**** Source excerpt ****

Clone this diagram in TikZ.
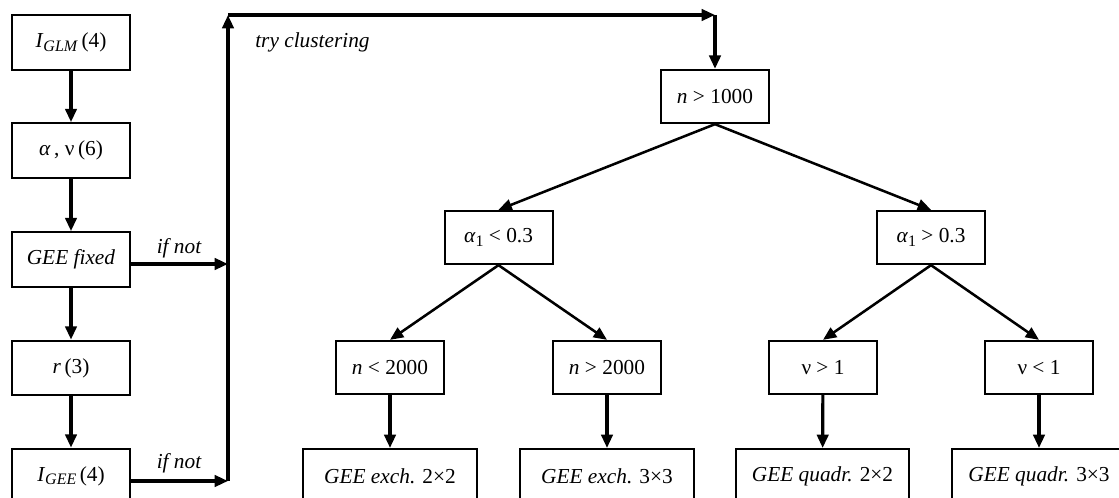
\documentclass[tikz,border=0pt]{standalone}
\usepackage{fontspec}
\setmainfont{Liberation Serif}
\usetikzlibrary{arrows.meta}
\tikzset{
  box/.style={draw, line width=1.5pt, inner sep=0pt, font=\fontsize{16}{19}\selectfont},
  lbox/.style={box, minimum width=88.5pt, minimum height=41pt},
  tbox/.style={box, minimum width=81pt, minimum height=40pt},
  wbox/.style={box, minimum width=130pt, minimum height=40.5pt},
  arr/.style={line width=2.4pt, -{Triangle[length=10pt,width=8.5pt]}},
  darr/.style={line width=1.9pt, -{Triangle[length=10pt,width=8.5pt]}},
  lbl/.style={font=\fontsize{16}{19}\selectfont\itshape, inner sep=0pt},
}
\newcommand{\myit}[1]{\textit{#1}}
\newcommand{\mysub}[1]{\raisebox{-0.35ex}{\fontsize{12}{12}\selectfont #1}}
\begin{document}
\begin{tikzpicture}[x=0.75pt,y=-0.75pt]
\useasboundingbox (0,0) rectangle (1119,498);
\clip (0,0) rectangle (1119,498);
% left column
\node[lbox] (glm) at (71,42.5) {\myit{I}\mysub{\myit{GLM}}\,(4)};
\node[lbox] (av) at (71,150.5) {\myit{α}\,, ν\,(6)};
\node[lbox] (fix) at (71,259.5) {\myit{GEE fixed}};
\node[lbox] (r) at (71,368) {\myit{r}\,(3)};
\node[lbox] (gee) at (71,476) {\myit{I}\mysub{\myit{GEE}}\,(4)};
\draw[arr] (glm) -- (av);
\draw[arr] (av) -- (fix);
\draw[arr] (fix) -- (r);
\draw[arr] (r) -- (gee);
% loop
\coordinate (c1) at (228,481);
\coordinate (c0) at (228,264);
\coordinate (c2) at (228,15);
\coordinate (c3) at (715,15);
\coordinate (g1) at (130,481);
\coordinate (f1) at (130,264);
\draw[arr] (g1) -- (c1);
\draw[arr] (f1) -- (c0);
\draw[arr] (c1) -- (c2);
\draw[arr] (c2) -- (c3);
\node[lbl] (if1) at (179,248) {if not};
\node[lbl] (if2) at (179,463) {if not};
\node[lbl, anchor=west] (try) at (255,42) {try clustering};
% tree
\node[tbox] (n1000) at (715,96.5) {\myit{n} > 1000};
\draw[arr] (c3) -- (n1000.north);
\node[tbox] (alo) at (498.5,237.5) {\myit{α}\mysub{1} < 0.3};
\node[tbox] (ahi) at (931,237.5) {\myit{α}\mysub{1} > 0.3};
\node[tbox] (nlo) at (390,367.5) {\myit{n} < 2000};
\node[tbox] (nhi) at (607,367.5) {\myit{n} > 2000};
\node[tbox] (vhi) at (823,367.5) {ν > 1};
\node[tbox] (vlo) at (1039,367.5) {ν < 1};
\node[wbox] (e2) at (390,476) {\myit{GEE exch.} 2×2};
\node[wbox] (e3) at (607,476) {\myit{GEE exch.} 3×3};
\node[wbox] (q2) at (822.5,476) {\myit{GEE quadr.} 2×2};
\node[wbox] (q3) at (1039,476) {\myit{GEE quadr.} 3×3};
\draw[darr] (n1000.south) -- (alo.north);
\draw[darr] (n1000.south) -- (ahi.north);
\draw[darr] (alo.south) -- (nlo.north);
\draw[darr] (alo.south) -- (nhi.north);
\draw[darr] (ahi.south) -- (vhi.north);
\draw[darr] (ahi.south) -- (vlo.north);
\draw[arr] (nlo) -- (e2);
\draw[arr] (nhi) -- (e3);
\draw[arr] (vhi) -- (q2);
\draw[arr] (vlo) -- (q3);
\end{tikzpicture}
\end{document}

****

Exercise
Drop the images and repeat the data exactly.

Exercise response
Clone this diagram in TikZ.
\documentclass[tikz,border=0pt]{standalone}
\usepackage{fontspec}
\setmainfont{Liberation Serif}
\usetikzlibrary{arrows.meta}
\tikzset{
  box/.style={draw, line width=1.5pt, inner sep=0pt, font=\fontsize{16}{19}\selectfont},
  lbox/.style={box, minimum width=88.5pt, minimum height=41pt},
  tbox/.style={box, minimum width=81pt, minimum height=40pt},
  wbox/.style={box, minimum width=130pt, minimum height=40.5pt},
  arr/.style={line width=2.4pt, -{Triangle[length=10pt,width=8.5pt]}},
  darr/.style={line width=1.9pt, -{Triangle[length=10pt,width=8.5pt]}},
  lbl/.style={font=\fontsize{16}{19}\selectfont\itshape, inner sep=0pt},
}
\newcommand{\myit}[1]{\textit{#1}}
\newcommand{\mysub}[1]{\raisebox{-0.35ex}{\fontsize{12}{12}\selectfont #1}}
\begin{document}
\begin{tikzpicture}[x=0.75pt,y=-0.75pt]
\useasboundingbox (0,0) rectangle (1119,498);
\clip (0,0) rectangle (1119,498);
% left column
\node[lbox] (glm) at (71,42.5) {\myit{I}\mysub{\myit{GLM}}\,(4)};
\node[lbox] (av) at (71,150.5) {\myit{α}\,, ν\,(6)};
\node[lbox] (fix) at (71,259.5) {\myit{GEE fixed}};
\node[lbox] (r) at (71,368) {\myit{r}\,(3)};
\node[lbox] (gee) at (71,476) {\myit{I}\mysub{\myit{GEE}}\,(4)};
\draw[arr] (glm) -- (av);
\draw[arr] (av) -- (fix);
\draw[arr] (fix) -- (r);
\draw[arr] (r) -- (gee);
% loop
\coordinate (c1) at (228,481);
\coordinate (c0) at (228,264);
\coordinate (c2) at (228,15);
\coordinate (c3) at (715,15);
\coordinate (g1) at (130,481);
\coordinate (f1) at (130,264);
\draw[arr] (g1) -- (c1);
\draw[arr] (f1) -- (c0);
\draw[arr] (c1) -- (c2);
\draw[arr] (c2) -- (c3);
\node[lbl] (if1) at (179,248) {if not};
\node[lbl] (if2) at (179,463) {if not};
\node[lbl, anchor=west] (try) at (255,42) {try clustering};
% tree
\node[tbox] (n1000) at (715,96.5) {\myit{n} > 1000};
\draw[arr] (c3) -- (n1000.north);
\node[tbox] (alo) at (498.5,237.5) {\myit{α}\mysub{1} < 0.3};
\node[tbox] (ahi) at (931,237.5) {\myit{α}\mysub{1} > 0.3};
\node[tbox] (nlo) at (390,367.5) {\myit{n} < 2000};
\node[tbox] (nhi) at (607,367.5) {\myit{n} > 2000};
\node[tbox] (vhi) at (823,367.5) {ν > 1};
\node[tbox] (vlo) at (1039,367.5) {ν < 1};
\node[wbox] (e2) at (390,476) {\myit{GEE exch.} 2×2};
\node[wbox] (e3) at (607,476) {\myit{GEE exch.} 3×3};
\node[wbox] (q2) at (822.5,476) {\myit{GEE quadr.} 2×2};
\node[wbox] (q3) at (1039,476) {\myit{GEE quadr.} 3×3};
\draw[darr] (n1000.south) -- (alo.north);
\draw[darr] (n1000.south) -- (ahi.north);
\draw[darr] (alo.south) -- (nlo.north);
\draw[darr] (alo.south) -- (nhi.north);
\draw[darr] (ahi.south) -- (vhi.north);
\draw[darr] (ahi.south) -- (vlo.north);
\draw[arr] (nlo) -- (e2);
\draw[arr] (nhi) -- (e3);
\draw[arr] (vhi) -- (q2);
\draw[arr] (vlo) -- (q3);
\end{tikzpicture}
\end{document}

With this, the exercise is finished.